Omar EL MRABET*
Le mouvement féministe a pris à nouveau les rues d’Espagne mardi soir, après la pause due à la pandémie de Covid-19 en 2021, pour célébrer son événement le plus revendicatif et festif de l’année. Cependant, les mobilisations du 8 mars ont été brouillées pour deux raisons : la division au sein du mouvement et la tentative du parti Podemos, allié des socialistes au gouvernement, de redéfinir les marches pour en faire des manifestations contre la guerre en Ukraine.
Après une mobilisation sans précédente depuis 2018, c’est cette utilisation partisane qui met une fois de plus le mouvement féministe dans une situation inconfortable. Le ministère de l’égalité, dirigé par Irene Montero, de Podemos, a demandé que les marches de la Journée internationale de la femme soient transformées en une manifestation « Non à la guerre ».
Une proclamation « pacifiste » que Podemos ne lance pas seulement contre le conflit armé entre la Russie et l’Ukraine, mais qu’il utilise aussi pour attaquer le chef du gouvernement, Pedro Sanchez, et le Parti socialiste ouvrier espagnol (PSOE), pour avoir envoyé des armes en Ukraine et pour remettre en question la gestion diplomatique de l’Union européenne et de l’OTAN avant et pendant le conflit.
La première réaction du mouvement féministe a été de dénoncer « la manipulation d’Irene Montero pour pervertir la manifestation du 8-M », rendant invisible la cause des femmes et leurs revendications pour une égalité réelle et effective.
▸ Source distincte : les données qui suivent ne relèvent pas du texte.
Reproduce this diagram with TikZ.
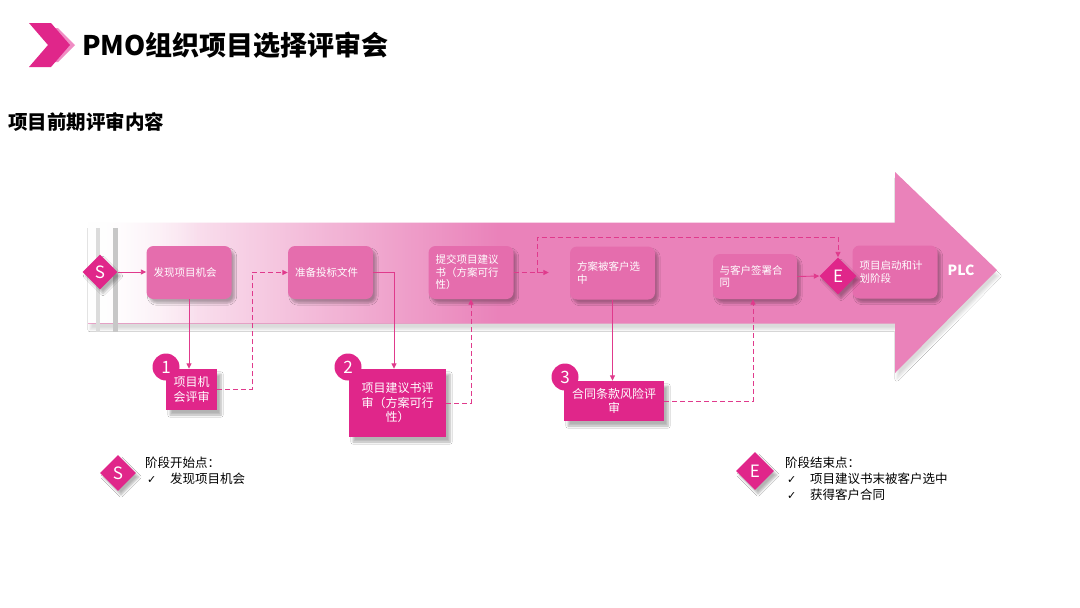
\documentclass[tikz,border=0pt]{standalone}
\usepackage{fontspec}
\setmainfont{Noto Sans CJK SC}
\newfontfamily\symfont{DejaVu Sans}
\usetikzlibrary{shapes.geometric,arrows.meta,shadows.blur,fadings}
\definecolor{arrowpink}{HTML}{EA82BA}
\definecolor{boxpink}{HTML}{E56DAD}
\definecolor{mag}{HTML}{E0268A}
\definecolor{linec}{HTML}{E03A8C}
\definecolor{backchev}{HTML}{F08CC4}
\tikzset{
  flowbox/.style={fill=boxpink, rounded corners=7pt, text=white, align=left,
    text width=71pt, minimum width=85pt, minimum height=53pt, inner sep=0pt,
    font=\fontsize{10.5}{12.5}\selectfont,
    blur shadow={shadow xshift=3pt, shadow yshift=-4pt, shadow opacity=30, shadow blur steps=6}},
  reviewbox/.style={fill=mag, text=white, align=center, inner sep=0pt,
    font=\fontsize{12}{14.5}\selectfont,
    blur shadow={shadow xshift=4pt, shadow yshift=-5pt, shadow opacity=30, shadow blur steps=6}},
  numcircle/.style={circle, fill=mag, text=white, minimum size=27pt, inner sep=0pt,
    font=\fontsize{17}{17}\selectfont},
  dmd/.style={diamond, fill=mag, text=white, inner sep=0pt, aspect=1,
    font=\fontsize{17}{17}\selectfont,
    blur shadow={shadow xshift=3pt, shadow yshift=-4pt, shadow opacity=30, shadow blur steps=6}},
  link/.style={draw=linec, line width=0.9pt, -{Triangle[length=5.5pt,width=5pt]}},
  dlink/.style={link, dash pattern=on 5pt off 3pt},
  legtext/.style={anchor=west, inner sep=0pt, font=\fontsize{12.5}{14}\selectfont},
  chk/.style={anchor=west, inner sep=0pt, font=\symfont\fontsize{11}{12}\selectfont}
}
\begin{document}
\begin{tikzpicture}[x={(1pt,0pt)}, y={(0pt,-1pt)}]
\useasboundingbox (0,0) rectangle (1080,608);
\fill[white] (0,0) rectangle (1080,608);

% title
\fill[backchev] (40,28) -- (58,28) -- (75,45) -- (58,62) -- (40,62) -- (56,45) -- cycle;
\fill[mag] (29,23) -- (51,23) -- (70,45) -- (51,67) -- (29,67) -- (48,45) -- cycle;
\node[anchor=west, inner sep=0pt, font=\fontsize{27}{30}\selectfont\bfseries] (title) at (82,45) {PMO组织项目选择评审会};
\node[anchor=west, inner sep=0pt, font=\fontsize{19.5}{22}\selectfont\bfseries] (sub) at (8,122) {项目前期评审内容};

% big arrow
\path[fill=arrowpink, blur shadow={shadow xshift=2pt, shadow yshift=-6pt, shadow opacity=14, shadow blur steps=8}]
  (88,222.5) -- (895,222.5) -- (895,172) -- (997,270) -- (895,373) -- (895,323.5) -- (88,323.5) -- cycle;
\fill[white, path fading=east] (88,222.5) rectangle (500,323.5);
\fill[white, path fading=east] (88,222.5) rectangle (200,323.5);
\draw[black!14, line width=4pt] (98,228) -- (98,332);
\draw[black!22, line width=5pt] (115,228) -- (115,332);

% flow boxes
\node[flowbox] (b1) at (189,272.5) {发现项目机会};
\node[flowbox] (b2) at (330.5,272.5) {准备投标文件};
\node[flowbox] (b3) at (471,272.5) {提交项目建议\\书（方案可行\\性）};
\node[flowbox] (b4) at (612.5,273) {方案被客户选\\中};
\node[flowbox, minimum width=84pt, minimum height=45pt] (b5) at (755,276.5) {与客户签署合\\同};
\node[flowbox] (b6) at (895,272) {项目启动和计\\划阶段};
\node[text=white, font=\fontsize{14}{14}\selectfont\bfseries, inner sep=0pt] (plc) at (961,270) {PLC};

\node[dmd, minimum size=35pt] (S) at (100,272) {S};
\node[dmd, minimum size=37pt] (E) at (838,276) {E};

% review boxes
\node[reviewbox, minimum width=51pt, minimum height=41pt] (r1) at (191.5,389.5) {项目机\\会评审};
\node[reviewbox, minimum width=97pt, minimum height=68pt] (r2) at (397.5,403) {项目建议书评\\审（方案可行\\性）};
\node[reviewbox, minimum width=100pt, minimum height=40pt] (r3) at (614,401) {合同条款风险评\\审};
\node[numcircle] (n1) at (166,367) {1};
\node[numcircle] (n2) at (348,367) {2};
\node[numcircle] (n3) at (565,377) {3};

% connectors
\coordinate (k1) at (252,330);
\coordinate (J) at (537,272.5);
\coordinate (T) at (537,237);
\draw[link] (S.east) -- (b1.west |- S.east);
\draw[link] (b1.south) -- (b1.south |- r1.north);
\draw[dlink] (r1.east) -| (k1) |- (b2.west);
\draw[link] (b2.east) -| ([xshift=-3.5pt]r2.north);
\draw[dlink] (r2.east) -| (b3.south);
\draw[dlink, shorten >=21pt] (b3.east) -- (b3.east -| b4.west);
\draw[dlink] (J) -- (T) -| (E.north);
\draw[link] (b4.south) -- (b4.south |- r3.north);
\draw[dlink] (r3.east) -| ([xshift=-2pt]b5.south);
\draw[link] (b5.east) -- (E.west);

% legend
\node[dmd, minimum size=36pt] (S2) at (118,473) {S};
\node[legtext] (ls) at (145,463) {阶段开始点：};
\node[chk] (c1) at (147,480) {✓};
\node[legtext] (ls1) at (170,479) {发现项目机会};
\node[dmd, minimum size=38pt] (E2) at (755,471) {E};
\node[legtext] (le) at (785,463) {阶段结束点：};
\node[chk] (c2) at (787,480) {✓};
\node[legtext] (le1) at (810,479) {项目建议书末被客户选中};
\node[chk] (c3) at (787,496) {✓};
\node[legtext] (le2) at (810,495) {获得客户合同};
\end{tikzpicture}
\end{document}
Une critique qui, sur un autre ton et d’une autre manière, a également été formulée par le gouvernement lui-même. La porte-parole de l’exécutif de coalition, Isabel Rodriguez, a rejeté l’idée que le 8-M perde « le sens qu’il a toujours eu ».
Outre le volet politique des mobilisations lié à la crise russo-ukrainienne, la célébration de cette Journée a montré, de manière palpable, une division inédite au sein du mouvement féministe. Pour la première fois, à Madrid et dans une vingtaine de villes espagnoles, il y a eu deux manifestations distinctes.
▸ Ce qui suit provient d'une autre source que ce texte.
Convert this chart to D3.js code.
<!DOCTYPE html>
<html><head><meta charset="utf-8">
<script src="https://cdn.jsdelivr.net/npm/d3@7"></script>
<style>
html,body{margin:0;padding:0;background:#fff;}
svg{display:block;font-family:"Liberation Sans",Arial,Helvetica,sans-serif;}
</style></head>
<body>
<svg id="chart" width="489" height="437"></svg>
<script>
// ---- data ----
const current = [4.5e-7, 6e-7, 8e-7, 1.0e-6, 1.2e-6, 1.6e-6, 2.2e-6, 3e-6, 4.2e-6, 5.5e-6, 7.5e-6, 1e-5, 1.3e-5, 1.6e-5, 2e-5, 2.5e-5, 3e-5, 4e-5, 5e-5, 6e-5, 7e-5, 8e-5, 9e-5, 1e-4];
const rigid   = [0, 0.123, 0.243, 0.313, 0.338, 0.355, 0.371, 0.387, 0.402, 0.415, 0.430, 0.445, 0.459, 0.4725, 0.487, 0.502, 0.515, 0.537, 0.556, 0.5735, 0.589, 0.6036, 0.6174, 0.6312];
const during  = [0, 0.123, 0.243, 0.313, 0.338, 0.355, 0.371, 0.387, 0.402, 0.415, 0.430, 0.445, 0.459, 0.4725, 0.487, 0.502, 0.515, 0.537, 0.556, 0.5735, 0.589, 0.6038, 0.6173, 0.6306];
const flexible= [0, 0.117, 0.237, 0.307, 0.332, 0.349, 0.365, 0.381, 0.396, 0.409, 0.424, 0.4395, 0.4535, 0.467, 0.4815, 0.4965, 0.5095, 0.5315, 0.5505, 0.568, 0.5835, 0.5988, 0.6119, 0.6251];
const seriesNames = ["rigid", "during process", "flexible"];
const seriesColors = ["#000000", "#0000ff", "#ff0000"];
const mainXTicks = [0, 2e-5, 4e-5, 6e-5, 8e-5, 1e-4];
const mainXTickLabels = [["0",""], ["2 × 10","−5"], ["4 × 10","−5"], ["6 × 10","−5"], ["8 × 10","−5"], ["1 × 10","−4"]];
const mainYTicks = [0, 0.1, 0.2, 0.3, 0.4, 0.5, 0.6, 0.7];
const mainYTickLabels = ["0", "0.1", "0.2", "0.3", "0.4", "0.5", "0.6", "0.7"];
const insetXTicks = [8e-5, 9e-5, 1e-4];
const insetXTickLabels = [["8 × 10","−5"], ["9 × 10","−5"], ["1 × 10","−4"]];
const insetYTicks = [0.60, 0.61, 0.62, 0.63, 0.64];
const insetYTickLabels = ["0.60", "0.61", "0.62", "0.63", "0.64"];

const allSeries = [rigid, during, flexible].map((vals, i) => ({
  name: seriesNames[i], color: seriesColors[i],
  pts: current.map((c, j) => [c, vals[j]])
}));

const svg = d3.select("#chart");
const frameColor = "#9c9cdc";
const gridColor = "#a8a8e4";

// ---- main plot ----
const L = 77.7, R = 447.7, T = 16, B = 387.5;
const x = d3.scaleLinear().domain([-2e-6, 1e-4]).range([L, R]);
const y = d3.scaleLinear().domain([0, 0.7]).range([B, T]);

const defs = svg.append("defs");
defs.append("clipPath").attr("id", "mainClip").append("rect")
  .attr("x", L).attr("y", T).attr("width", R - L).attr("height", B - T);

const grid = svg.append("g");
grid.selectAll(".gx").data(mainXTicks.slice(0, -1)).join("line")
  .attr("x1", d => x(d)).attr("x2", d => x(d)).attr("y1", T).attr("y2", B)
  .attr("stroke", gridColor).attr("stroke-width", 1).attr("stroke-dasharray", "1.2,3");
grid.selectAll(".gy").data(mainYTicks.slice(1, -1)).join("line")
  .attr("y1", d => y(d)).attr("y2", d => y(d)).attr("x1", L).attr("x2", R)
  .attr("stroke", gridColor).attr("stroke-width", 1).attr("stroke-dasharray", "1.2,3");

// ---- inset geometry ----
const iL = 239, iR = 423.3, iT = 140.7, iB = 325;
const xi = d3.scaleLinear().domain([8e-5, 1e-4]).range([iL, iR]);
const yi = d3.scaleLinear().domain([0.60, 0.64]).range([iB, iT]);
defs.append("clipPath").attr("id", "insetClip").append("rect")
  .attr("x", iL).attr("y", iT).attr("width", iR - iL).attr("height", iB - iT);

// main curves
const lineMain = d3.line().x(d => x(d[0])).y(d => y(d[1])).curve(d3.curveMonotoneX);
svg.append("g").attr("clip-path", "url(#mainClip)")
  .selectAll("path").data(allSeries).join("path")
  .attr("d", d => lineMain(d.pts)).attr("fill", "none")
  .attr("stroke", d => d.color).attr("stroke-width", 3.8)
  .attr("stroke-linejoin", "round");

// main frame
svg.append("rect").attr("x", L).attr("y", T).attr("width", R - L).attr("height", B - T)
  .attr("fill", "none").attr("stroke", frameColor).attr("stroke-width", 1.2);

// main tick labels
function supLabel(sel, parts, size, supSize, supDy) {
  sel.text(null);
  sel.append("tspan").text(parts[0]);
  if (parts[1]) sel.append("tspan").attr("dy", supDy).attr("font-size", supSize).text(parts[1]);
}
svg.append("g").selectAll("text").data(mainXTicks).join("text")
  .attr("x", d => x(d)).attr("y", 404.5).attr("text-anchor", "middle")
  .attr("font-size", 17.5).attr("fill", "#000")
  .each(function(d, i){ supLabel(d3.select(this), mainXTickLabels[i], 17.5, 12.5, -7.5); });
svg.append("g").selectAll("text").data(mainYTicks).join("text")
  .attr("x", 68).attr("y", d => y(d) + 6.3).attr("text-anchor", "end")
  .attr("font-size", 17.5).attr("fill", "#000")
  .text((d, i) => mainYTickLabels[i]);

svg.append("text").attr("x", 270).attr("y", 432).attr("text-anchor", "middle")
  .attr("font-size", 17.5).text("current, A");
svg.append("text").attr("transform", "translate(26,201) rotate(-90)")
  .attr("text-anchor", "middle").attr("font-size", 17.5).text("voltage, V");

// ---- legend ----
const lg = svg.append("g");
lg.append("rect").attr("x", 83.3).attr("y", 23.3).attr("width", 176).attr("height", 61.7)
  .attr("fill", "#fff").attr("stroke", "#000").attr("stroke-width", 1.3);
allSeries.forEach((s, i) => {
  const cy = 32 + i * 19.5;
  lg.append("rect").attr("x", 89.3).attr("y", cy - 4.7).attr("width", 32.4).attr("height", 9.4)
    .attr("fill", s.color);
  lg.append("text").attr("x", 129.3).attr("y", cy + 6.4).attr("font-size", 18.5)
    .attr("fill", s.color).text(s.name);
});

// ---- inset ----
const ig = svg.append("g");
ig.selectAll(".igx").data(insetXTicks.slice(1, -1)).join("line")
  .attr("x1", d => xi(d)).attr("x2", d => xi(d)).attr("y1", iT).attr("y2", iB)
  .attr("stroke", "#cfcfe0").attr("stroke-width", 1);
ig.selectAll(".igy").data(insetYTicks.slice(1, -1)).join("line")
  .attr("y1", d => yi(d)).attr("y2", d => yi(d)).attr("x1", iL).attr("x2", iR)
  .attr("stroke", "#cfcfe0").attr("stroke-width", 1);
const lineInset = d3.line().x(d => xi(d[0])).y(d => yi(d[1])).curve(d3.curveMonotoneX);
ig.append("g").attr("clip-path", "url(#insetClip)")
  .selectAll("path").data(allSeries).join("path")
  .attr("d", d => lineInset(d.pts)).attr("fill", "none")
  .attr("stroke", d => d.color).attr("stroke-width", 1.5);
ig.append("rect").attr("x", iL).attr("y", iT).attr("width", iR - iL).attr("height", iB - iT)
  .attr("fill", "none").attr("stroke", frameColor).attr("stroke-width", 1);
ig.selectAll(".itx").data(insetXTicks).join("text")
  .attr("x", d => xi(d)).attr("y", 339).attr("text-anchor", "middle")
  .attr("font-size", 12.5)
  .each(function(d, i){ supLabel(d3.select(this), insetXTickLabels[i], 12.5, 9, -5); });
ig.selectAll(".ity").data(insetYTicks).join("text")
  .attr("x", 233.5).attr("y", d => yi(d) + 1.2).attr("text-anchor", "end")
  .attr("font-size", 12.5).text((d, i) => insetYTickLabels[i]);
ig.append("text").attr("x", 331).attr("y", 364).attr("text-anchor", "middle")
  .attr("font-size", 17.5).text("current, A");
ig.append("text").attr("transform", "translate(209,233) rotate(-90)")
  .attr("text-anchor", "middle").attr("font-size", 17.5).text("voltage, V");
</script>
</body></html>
Dans la capitale, où se déroulent les principaux événements, deux cortèges se sont mis en marche scandant des slogans différents pour défendre la même cause.
La Commission 8-M a organisé la principale manifestation de référence et la plus fréquentée, où ont été présents les ministres du PSOE et de Unidas Podemos, ainsi que des délégations de partis comme le Parti populaire (PP), Ciudadanos ou Más País ou de syndicats et autres groupes.
A quelques mètres de la première manifestation, une autre marche a été initiée par le Mouvement Féministe de Madrid, qui justifie sa mobilisation unilatérale par des divergences « politiques et d’agenda avec la Commission 8-M et le Ministère d’Irene Montero ».
Les causes de cette division peuvent être résumées en deux. L’une est l’agenda politique de Montero pour l’application des théories liées à l’autodétermination du genre.
Cette règle a donné lieu à une confrontation féroce entre le féminisme dit classique -plus aligné sur le PSOE- et le nouveau féminisme -plus proche de Podemos-, et a amené des femmes qui ont été des références historiques du PSOE à prendre leurs distances avec la ligne de leur parti.
La deuxième question qui fracture le féminisme est celle de la prostitution : réglementation ou interdiction ? Le débat est très complexe et il n’y a pas de consensus au sein du mouvement, ni au sein des partis. Toutefois, il y a des groupes qui prennent une position claire, comme le PSOE, en exigeant des politiques abolitionnistes.
La célébration cette année de la Journée internationale de la femme en Espagne n’a fait qu’exacerber la division du mouvement féministe lançant une bataille qui ne fait que commencer.